# start of Dataset extract

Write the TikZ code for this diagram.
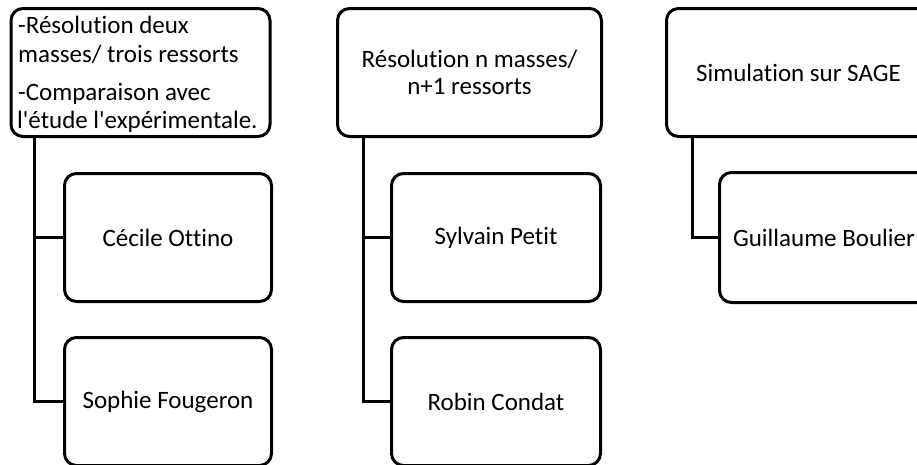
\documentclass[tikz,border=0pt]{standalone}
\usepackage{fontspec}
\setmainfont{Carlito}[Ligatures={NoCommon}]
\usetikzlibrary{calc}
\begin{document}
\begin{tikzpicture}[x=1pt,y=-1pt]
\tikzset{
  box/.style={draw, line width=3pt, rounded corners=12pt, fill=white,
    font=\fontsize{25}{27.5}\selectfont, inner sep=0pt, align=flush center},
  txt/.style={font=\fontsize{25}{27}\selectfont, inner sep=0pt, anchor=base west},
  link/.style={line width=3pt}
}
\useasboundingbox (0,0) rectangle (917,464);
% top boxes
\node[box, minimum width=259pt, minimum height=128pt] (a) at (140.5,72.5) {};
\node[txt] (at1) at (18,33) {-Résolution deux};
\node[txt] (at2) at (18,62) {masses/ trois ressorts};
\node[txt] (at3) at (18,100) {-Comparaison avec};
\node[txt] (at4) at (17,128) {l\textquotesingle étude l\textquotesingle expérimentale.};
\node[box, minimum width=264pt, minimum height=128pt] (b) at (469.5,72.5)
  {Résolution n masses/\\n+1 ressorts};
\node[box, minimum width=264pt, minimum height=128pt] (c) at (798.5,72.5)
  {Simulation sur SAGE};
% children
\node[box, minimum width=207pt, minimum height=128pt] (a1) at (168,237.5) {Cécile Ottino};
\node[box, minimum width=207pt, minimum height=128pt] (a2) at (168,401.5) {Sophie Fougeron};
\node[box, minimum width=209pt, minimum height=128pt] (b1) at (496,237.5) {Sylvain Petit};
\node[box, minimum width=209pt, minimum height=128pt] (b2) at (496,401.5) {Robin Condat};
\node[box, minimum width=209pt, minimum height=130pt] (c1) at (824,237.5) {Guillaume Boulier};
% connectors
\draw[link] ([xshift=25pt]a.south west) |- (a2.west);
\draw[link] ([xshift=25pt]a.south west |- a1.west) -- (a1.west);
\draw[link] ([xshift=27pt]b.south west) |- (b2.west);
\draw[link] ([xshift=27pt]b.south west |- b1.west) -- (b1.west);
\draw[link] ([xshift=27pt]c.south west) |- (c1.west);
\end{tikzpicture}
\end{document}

# end of Dataset extract

Problem requirements — Copy the listing word for word, excluding its pictures.

The solution —
Write the TikZ code for this diagram.
\documentclass[tikz,border=0pt]{standalone}
\usepackage{fontspec}
\setmainfont{Carlito}[Ligatures={NoCommon}]
\usetikzlibrary{calc}
\begin{document}
\begin{tikzpicture}[x=1pt,y=-1pt]
\tikzset{
  box/.style={draw, line width=3pt, rounded corners=12pt, fill=white,
    font=\fontsize{25}{27.5}\selectfont, inner sep=0pt, align=flush center},
  txt/.style={font=\fontsize{25}{27}\selectfont, inner sep=0pt, anchor=base west},
  link/.style={line width=3pt}
}
\useasboundingbox (0,0) rectangle (917,464);
% top boxes
\node[box, minimum width=259pt, minimum height=128pt] (a) at (140.5,72.5) {};
\node[txt] (at1) at (18,33) {-Résolution deux};
\node[txt] (at2) at (18,62) {masses/ trois ressorts};
\node[txt] (at3) at (18,100) {-Comparaison avec};
\node[txt] (at4) at (17,128) {l\textquotesingle étude l\textquotesingle expérimentale.};
\node[box, minimum width=264pt, minimum height=128pt] (b) at (469.5,72.5)
  {Résolution n masses/\\n+1 ressorts};
\node[box, minimum width=264pt, minimum height=128pt] (c) at (798.5,72.5)
  {Simulation sur SAGE};
% children
\node[box, minimum width=207pt, minimum height=128pt] (a1) at (168,237.5) {Cécile Ottino};
\node[box, minimum width=207pt, minimum height=128pt] (a2) at (168,401.5) {Sophie Fougeron};
\node[box, minimum width=209pt, minimum height=128pt] (b1) at (496,237.5) {Sylvain Petit};
\node[box, minimum width=209pt, minimum height=128pt] (b2) at (496,401.5) {Robin Condat};
\node[box, minimum width=209pt, minimum height=130pt] (c1) at (824,237.5) {Guillaume Boulier};
% connectors
\draw[link] ([xshift=25pt]a.south west) |- (a2.west);
\draw[link] ([xshift=25pt]a.south west |- a1.west) -- (a1.west);
\draw[link] ([xshift=27pt]b.south west) |- (b2.west);
\draw[link] ([xshift=27pt]b.south west |- b1.west) -- (b1.west);
\draw[link] ([xshift=27pt]c.south west) |- (c1.west);
\end{tikzpicture}
\end{document}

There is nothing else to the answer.